Wray, Sharon (2011) ‘This is Your Life You Have to Live with the Memories’: Older Pakistani and Indian Migrant Women’s Reflections on Living with the Past. In: British Society of Gerontology 40th Annual Conference, 5th - 7th July 2011, Plymouth, UK. (Unpublished)

This presentation explores older (age 60+) migrant women's experiences of living with traumatic memories and the impact of these on their health and well-being. Memories collected across the life-course often inform our sense of who we are and what is important to us as we grow older. They are a storage place for emotions such as anger, hurt, disappointment, loss, nostalgia and happiness.

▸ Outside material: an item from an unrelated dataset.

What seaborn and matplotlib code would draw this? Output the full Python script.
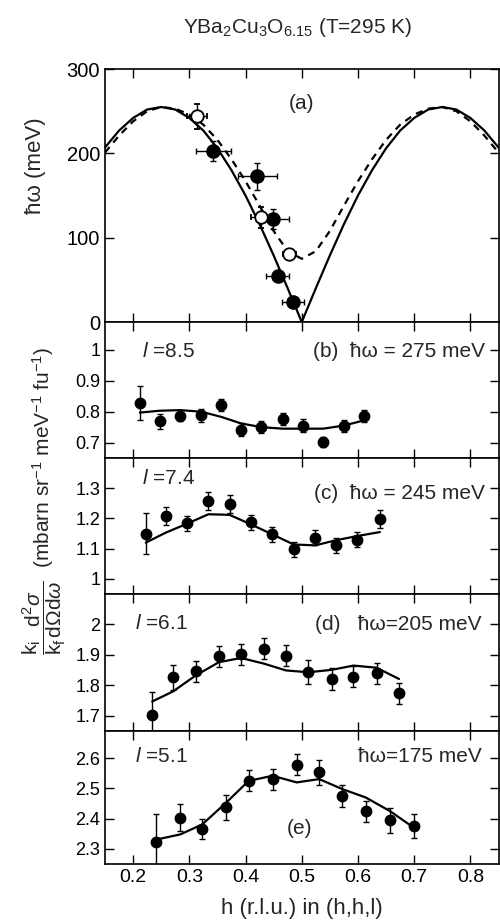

Importantly, memories of traumatic events do not always dissipate with time. Instead, the feelings they generate such as injustice, anger, sorrow, and regret may influence happiness and fulfilment in later life. This presentation draws on the findings of a qualitative life-history research study, undertaken in the North of England that explored older Pakistani and Indian migrant women’s quality of life across the life course. It provides insight into the extent to which memories of life-altering events continue to influence the present. A main aim is to show the significant impact that memories have on older migrant women’s quality of life as they grow older. Additionally, to contribute to the development of an approach to the study of ageing that does not consign memories to the past but is able to theorise their impact on the present and the future.